The Demo Derby and Tractor Pull
As has been tradition for the past decade, this year’s Fair will go out to roaring engines and the crunch of metal as Demolition Derby drivers meet their competitors in the dirt of the Bill Peak Rodeo Arena.
With an average draw of 3,500-4,000 spectators and 30 drivers a year, the Derby is certainly one of the Fair’s biggest events. Not much has changed over the years, which just goes to show that there’s no substitute for when the wheels start to spin and the dirt starts to fly.
Granted, with the growing popularity of derbies in the area there have been a few tweaks to keep the Fair’s Derby competitive. This year, for instance, there are five other derbies happening in the area on the same night.
“We’ve never made any major changes to the Derby,” Fair Board Association member Kim Viets said. “But there have been a few things changed in order to keep up with the derby culture throughout the years and to continue to draw local drivers and the local crowd. Things such as changes in the rules and the amount of prize money given away.”

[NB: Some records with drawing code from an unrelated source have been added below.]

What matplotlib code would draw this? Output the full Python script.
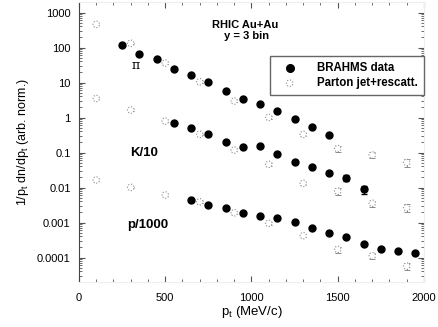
import matplotlib
matplotlib.use("Agg")
import matplotlib.pyplot as plt
from matplotlib.ticker import LogLocator, FixedLocator, NullFormatter, MultipleLocator
import numpy as np

plt.rcParams['font.family'] = ['Liberation Sans', 'DejaVu Sans']
plt.rcParams['mathtext.fontset'] = 'custom'
plt.rcParams['mathtext.rm'] = 'Liberation Sans'

# BRAHMS data (filled)
pt_pi_b = [250, 350, 450, 550, 650, 750, 850, 950, 1050, 1150, 1250, 1350, 1450]
pi_b = [115, 64, 47, 24, 16, 10.5, 5.8, 3.4, 2.4, 1.56, 0.92, 0.54, 0.31]

pt_k_b = [550, 650, 750, 850, 950, 1050, 1150, 1250, 1350, 1450, 1550, 1650]
k_b = [0.68, 0.49, 0.33, 0.20, 0.147, 0.156, 0.091, 0.055, 0.038, 0.0265, 0.019, 0.0089]
k_b_relerr = [0, 0, 0, 0, 0, 0, 0, 0, 0, 0.05, 0.2, 0.25]

pt_p_b = [650, 750, 850, 950, 1050, 1150, 1250, 1350, 1450, 1550, 1650, 1750, 1850, 1950]
p_b = [0.0044, 0.00316, 0.00255, 0.00183, 0.00153, 0.00132, 0.00101, 0.00068,
       0.0005, 0.00038, 0.00024, 0.000178, 0.000150, 0.000134]

# Parton jet + rescattering (open)
pt_m = [100, 300, 500, 700, 900, 1100, 1300, 1500, 1700, 1900]
pi_m = [460, 132, 36, 10.5, 2.96, 1.01, 0.33, 0.13, 0.085, 0.052]
k_m = [3.5, 1.64, 0.79, 0.33, 0.118, 0.046, 0.0132, 0.0079, 0.00355, 0.00265]
p_m = [0.0164, 0.0101, 0.0061, 0.0039, 0.0019, 0.00095, 0.00042, 0.000171, 0.000112, 0.000057]
m_relerr = [0.04, 0.04, 0.04, 0.05, 0.06, 0.08, 0.1, 0.2, 0.2, 0.25]

fig = plt.figure(figsize=(4.39, 3.27), dpi=100)
ax = fig.add_axes([79/439, 1-282/327, 345/439, 280/327])
ax.set_yscale('log')
ax.set_xlim(0, 2000)
ax.set_ylim(2e-5, 2000)

gray = '#8a8a8a'
for pts, vals in [(pt_m, pi_m), (pt_m, k_m), (pt_m, p_m)]:
    v = np.array(vals)
    e = v * np.array(m_relerr)
    ax.errorbar(pts, v, yerr=e, fmt='none', ecolor=gray, elinewidth=0.7,
                capsize=2, capthick=0.7, zorder=2)
    ax.scatter(pts, v, s=22, facecolors='white', edgecolors=gray,
               linewidths=0.8, linestyles=':', zorder=3)

ax.plot(pt_pi_b, pi_b, 'o', color='black', ms=5, zorder=4)
kb = np.array(k_b)
ax.errorbar(pt_k_b, kb, yerr=kb*np.array(k_b_relerr), fmt='o', color='black',
            ms=5, elinewidth=0.8, capsize=2, zorder=4)
ax.plot(pt_p_b, p_b, 'o', color='black', ms=5, zorder=4)

# legend handles
h1 = ax.scatter([], [], s=30, color='black')
h2 = ax.scatter([], [], s=22, facecolors='white', edgecolors=gray,
                linewidths=0.8, linestyles=':')
leg = ax.legend([h1, h2], ['BRAHMS data', 'Parton jet+rescatt.'],
                loc='upper right', bbox_to_anchor=(1.0, 0.807),
                borderaxespad=0, fancybox=False, framealpha=1,
                edgecolor='#666666', handletextpad=1.2, borderpad=0.5,
                handlelength=2.4, labelspacing=0.3,
                prop={'weight': 'bold', 'size': 8.3})
leg.get_frame().set_linewidth(1.0)

ax.text(0.482, 0.917, 'RHIC Au+Au', transform=ax.transAxes, ha='center',
        va='center', fontsize=8, fontweight='bold')
ax.text(0.485, 0.878, 'y = 3 bin', transform=ax.transAxes, ha='center',
        va='center', fontsize=8, fontweight='bold')
ax.text(330, 30, 'π', ha='center', va='center', fontsize=9,
        family=['DejaVu Serif'])
ax.text(380, 0.1, 'K/10', ha='center', va='center', fontsize=9.5,
        fontweight='bold')
ax.text(400, 0.00085, 'p/1000', ha='center', va='center', fontsize=9.5,
        fontweight='bold')

ax.set_xlabel(r'p$_\mathregular{t}$ (MeV/c)', fontsize=9.5, labelpad=1)
ax.set_ylabel(r'1/p$_\mathregular{t}$ dn/dp$_\mathregular{t}$ (arb. norm.)',
              fontsize=9, labelpad=4)

ax.xaxis.set_major_locator(MultipleLocator(500))
ax.xaxis.set_minor_locator(MultipleLocator(100))
ax.yaxis.set_major_locator(FixedLocator([1e-4, 1e-3, 1e-2, 1e-1, 1, 10, 100, 1000]))
ax.yaxis.set_minor_locator(LogLocator(base=10, subs=np.arange(2, 10), numticks=20))
ax.yaxis.set_minor_formatter(NullFormatter())
ax.set_yticklabels(['0.0001', '0.001', '0.01', '0.1', '1', '10', '100', '1000'])
ax.tick_params(which='both', direction='in', top=True, right=True,
               colors='#555555', labelcolor='black', labelsize=8)
ax.tick_params(which='major', length=4, width=0.8, pad=6)
ax.tick_params(which='minor', length=2.5, width=0.6)
ax.tick_params(axis='x', which='major', pad=8)

ax.spines['left'].set_color('#444444')
for s in ['top', 'right', 'bottom']:
    ax.spines[s].set_color('#eeeeee')

fig.savefig('out.png', dpi=100)
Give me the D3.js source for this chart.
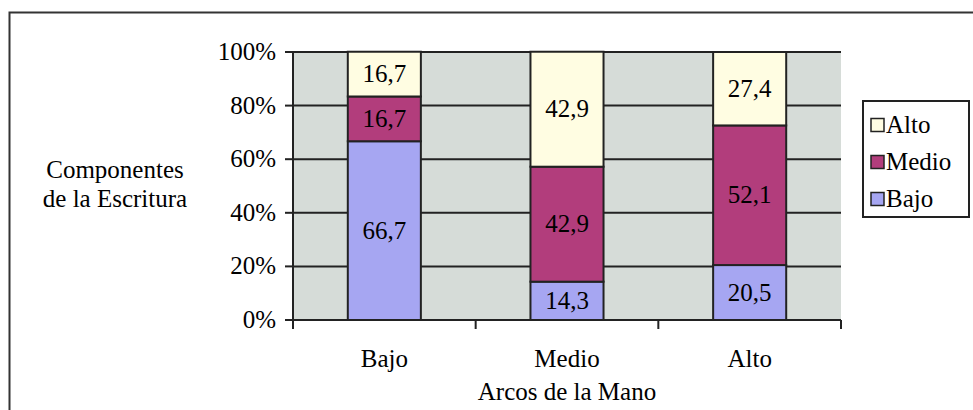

The increased popularity has also meant a change in slated time. When the Fair ran from Monday to Thursday, the Derby would kick things off the first night. After switching to a Wednesday to Saturday run, the Derby’s engines would roar on Friday night. Eventually, the event would find its home in the Fair’s final night.
The Derby hasn’t always been a staple event of the Fair, however. Before the mid-1980s, a different sort of vehicle competition dominated the scene: the tractor sled pull.
Put on by a handful of locals in the Young Farmers Group (YFG), the tractor sled pull began as a way for the organization to make money. Known as the “Draggin’ Wagon,” the original sled was designed and built in a member’s shop. They hoped their machine would lead to a safer way of conducting area tractor pulls.
Their idea caught on, and soon their sled was being used for tractor pulls everywhere from Nevada, Mo., to Eldorado, Kan.
Similar to the different classes available in the Derby, the tractor sled pull featured different classes a puller could enter. These classes (called “brackets”) were divided based on weight.
“As the tractors got heavier and faster, the weight was adjusted on the sled to make it harder to pull,” said John Michael, one of the original members of the YFG. “The puller that pulled the sled the farthest in his weight bracket won first place.”
By the time the mid-80s rolled around, tractors had become so powerful and fast that the decision was made to retire the sled due to safety.
“A world of experience was gained from constructing the sled to transporting it from pull to pull,” Michael said. “A lot of memories and new friendships were made from this endeavor.”
Aside from a tractor sled pull that was run for a few years in the early 2000s, this year will be the second time that the event makes its reappearance at the Fair. It will be run by Bernie Zook, out of Columbus.